Work required: Please print the full listing exactly.

── Provided data

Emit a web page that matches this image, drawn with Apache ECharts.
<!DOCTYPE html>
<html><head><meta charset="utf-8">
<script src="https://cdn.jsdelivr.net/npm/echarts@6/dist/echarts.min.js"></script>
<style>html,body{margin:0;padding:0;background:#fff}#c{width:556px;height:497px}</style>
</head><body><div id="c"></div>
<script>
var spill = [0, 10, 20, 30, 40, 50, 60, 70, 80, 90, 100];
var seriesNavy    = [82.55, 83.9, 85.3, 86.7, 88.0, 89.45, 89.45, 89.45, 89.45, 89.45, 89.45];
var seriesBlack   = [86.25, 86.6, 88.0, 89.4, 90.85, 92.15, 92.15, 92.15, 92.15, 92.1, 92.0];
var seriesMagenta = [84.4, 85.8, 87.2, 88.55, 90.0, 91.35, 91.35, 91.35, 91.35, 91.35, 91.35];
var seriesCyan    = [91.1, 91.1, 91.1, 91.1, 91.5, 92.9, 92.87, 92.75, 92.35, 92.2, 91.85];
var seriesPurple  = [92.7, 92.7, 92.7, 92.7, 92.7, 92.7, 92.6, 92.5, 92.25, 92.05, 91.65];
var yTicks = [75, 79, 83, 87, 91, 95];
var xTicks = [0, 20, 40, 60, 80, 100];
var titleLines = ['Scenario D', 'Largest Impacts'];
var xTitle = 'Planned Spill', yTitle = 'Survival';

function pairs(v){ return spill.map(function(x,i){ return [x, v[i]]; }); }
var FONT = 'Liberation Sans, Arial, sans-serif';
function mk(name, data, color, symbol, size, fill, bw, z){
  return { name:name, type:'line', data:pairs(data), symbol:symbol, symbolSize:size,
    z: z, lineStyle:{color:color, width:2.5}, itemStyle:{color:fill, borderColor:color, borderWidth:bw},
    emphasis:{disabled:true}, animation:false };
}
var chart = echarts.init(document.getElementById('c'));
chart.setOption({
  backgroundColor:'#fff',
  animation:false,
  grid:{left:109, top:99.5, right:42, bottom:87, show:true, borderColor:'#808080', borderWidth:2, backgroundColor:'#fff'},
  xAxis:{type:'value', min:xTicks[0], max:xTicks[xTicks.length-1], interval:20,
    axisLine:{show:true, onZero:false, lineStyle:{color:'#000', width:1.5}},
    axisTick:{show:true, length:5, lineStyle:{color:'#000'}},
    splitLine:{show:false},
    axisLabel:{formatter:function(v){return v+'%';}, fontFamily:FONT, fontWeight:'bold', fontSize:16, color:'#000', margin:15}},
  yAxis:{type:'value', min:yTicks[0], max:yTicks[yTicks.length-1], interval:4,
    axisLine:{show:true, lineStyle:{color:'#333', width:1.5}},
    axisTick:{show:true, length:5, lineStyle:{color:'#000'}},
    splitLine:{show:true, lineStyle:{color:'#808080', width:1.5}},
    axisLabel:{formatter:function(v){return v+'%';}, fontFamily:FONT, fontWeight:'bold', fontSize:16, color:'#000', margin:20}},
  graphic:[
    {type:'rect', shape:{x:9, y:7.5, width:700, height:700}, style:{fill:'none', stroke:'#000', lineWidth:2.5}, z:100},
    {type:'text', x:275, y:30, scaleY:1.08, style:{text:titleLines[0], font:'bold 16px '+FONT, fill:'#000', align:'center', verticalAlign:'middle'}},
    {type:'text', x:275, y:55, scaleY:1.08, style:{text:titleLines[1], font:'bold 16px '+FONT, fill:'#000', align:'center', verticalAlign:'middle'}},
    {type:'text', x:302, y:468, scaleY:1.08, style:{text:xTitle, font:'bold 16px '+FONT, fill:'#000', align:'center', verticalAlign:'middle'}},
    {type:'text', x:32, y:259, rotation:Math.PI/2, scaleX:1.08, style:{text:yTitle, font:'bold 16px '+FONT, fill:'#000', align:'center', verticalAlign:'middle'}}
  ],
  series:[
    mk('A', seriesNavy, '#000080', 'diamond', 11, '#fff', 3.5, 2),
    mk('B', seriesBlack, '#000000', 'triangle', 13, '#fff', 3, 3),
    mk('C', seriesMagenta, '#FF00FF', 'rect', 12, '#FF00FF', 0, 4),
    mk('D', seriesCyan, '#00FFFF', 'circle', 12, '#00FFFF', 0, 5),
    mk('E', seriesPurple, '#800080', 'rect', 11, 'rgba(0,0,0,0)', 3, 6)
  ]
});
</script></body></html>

────

Exercise output:
Emit a web page that matches this image, drawn with Apache ECharts.
<!DOCTYPE html>
<html><head><meta charset="utf-8">
<script src="https://cdn.jsdelivr.net/npm/echarts@6/dist/echarts.min.js"></script>
<style>html,body{margin:0;padding:0;background:#fff}#c{width:556px;height:497px}</style>
</head><body><div id="c"></div>
<script>
var spill = [0, 10, 20, 30, 40, 50, 60, 70, 80, 90, 100];
var seriesNavy    = [82.55, 83.9, 85.3, 86.7, 88.0, 89.45, 89.45, 89.45, 89.45, 89.45, 89.45];
var seriesBlack   = [86.25, 86.6, 88.0, 89.4, 90.85, 92.15, 92.15, 92.15, 92.15, 92.1, 92.0];
var seriesMagenta = [84.4, 85.8, 87.2, 88.55, 90.0, 91.35, 91.35, 91.35, 91.35, 91.35, 91.35];
var seriesCyan    = [91.1, 91.1, 91.1, 91.1, 91.5, 92.9, 92.87, 92.75, 92.35, 92.2, 91.85];
var seriesPurple  = [92.7, 92.7, 92.7, 92.7, 92.7, 92.7, 92.6, 92.5, 92.25, 92.05, 91.65];
var yTicks = [75, 79, 83, 87, 91, 95];
var xTicks = [0, 20, 40, 60, 80, 100];
var titleLines = ['Scenario D', 'Largest Impacts'];
var xTitle = 'Planned Spill', yTitle = 'Survival';

function pairs(v){ return spill.map(function(x,i){ return [x, v[i]]; }); }
var FONT = 'Liberation Sans, Arial, sans-serif';
function mk(name, data, color, symbol, size, fill, bw, z){
  return { name:name, type:'line', data:pairs(data), symbol:symbol, symbolSize:size,
    z: z, lineStyle:{color:color, width:2.5}, itemStyle:{color:fill, borderColor:color, borderWidth:bw},
    emphasis:{disabled:true}, animation:false };
}
var chart = echarts.init(document.getElementById('c'));
chart.setOption({
  backgroundColor:'#fff',
  animation:false,
  grid:{left:109, top:99.5, right:42, bottom:87, show:true, borderColor:'#808080', borderWidth:2, backgroundColor:'#fff'},
  xAxis:{type:'value', min:xTicks[0], max:xTicks[xTicks.length-1], interval:20,
    axisLine:{show:true, onZero:false, lineStyle:{color:'#000', width:1.5}},
    axisTick:{show:true, length:5, lineStyle:{color:'#000'}},
    splitLine:{show:false},
    axisLabel:{formatter:function(v){return v+'%';}, fontFamily:FONT, fontWeight:'bold', fontSize:16, color:'#000', margin:15}},
  yAxis:{type:'value', min:yTicks[0], max:yTicks[yTicks.length-1], interval:4,
    axisLine:{show:true, lineStyle:{color:'#333', width:1.5}},
    axisTick:{show:true, length:5, lineStyle:{color:'#000'}},
    splitLine:{show:true, lineStyle:{color:'#808080', width:1.5}},
    axisLabel:{formatter:function(v){return v+'%';}, fontFamily:FONT, fontWeight:'bold', fontSize:16, color:'#000', margin:20}},
  graphic:[
    {type:'rect', shape:{x:9, y:7.5, width:700, height:700}, style:{fill:'none', stroke:'#000', lineWidth:2.5}, z:100},
    {type:'text', x:275, y:30, scaleY:1.08, style:{text:titleLines[0], font:'bold 16px '+FONT, fill:'#000', align:'center', verticalAlign:'middle'}},
    {type:'text', x:275, y:55, scaleY:1.08, style:{text:titleLines[1], font:'bold 16px '+FONT, fill:'#000', align:'center', verticalAlign:'middle'}},
    {type:'text', x:302, y:468, scaleY:1.08, style:{text:xTitle, font:'bold 16px '+FONT, fill:'#000', align:'center', verticalAlign:'middle'}},
    {type:'text', x:32, y:259, rotation:Math.PI/2, scaleX:1.08, style:{text:yTitle, font:'bold 16px '+FONT, fill:'#000', align:'center', verticalAlign:'middle'}}
  ],
  series:[
    mk('A', seriesNavy, '#000080', 'diamond', 11, '#fff', 3.5, 2),
    mk('B', seriesBlack, '#000000', 'triangle', 13, '#fff', 3, 3),
    mk('C', seriesMagenta, '#FF00FF', 'rect', 12, '#FF00FF', 0, 4),
    mk('D', seriesCyan, '#00FFFF', 'circle', 12, '#00FFFF', 0, 5),
    mk('E', seriesPurple, '#800080', 'rect', 11, 'rgba(0,0,0,0)', 3, 6)
  ]
});
</script></body></html>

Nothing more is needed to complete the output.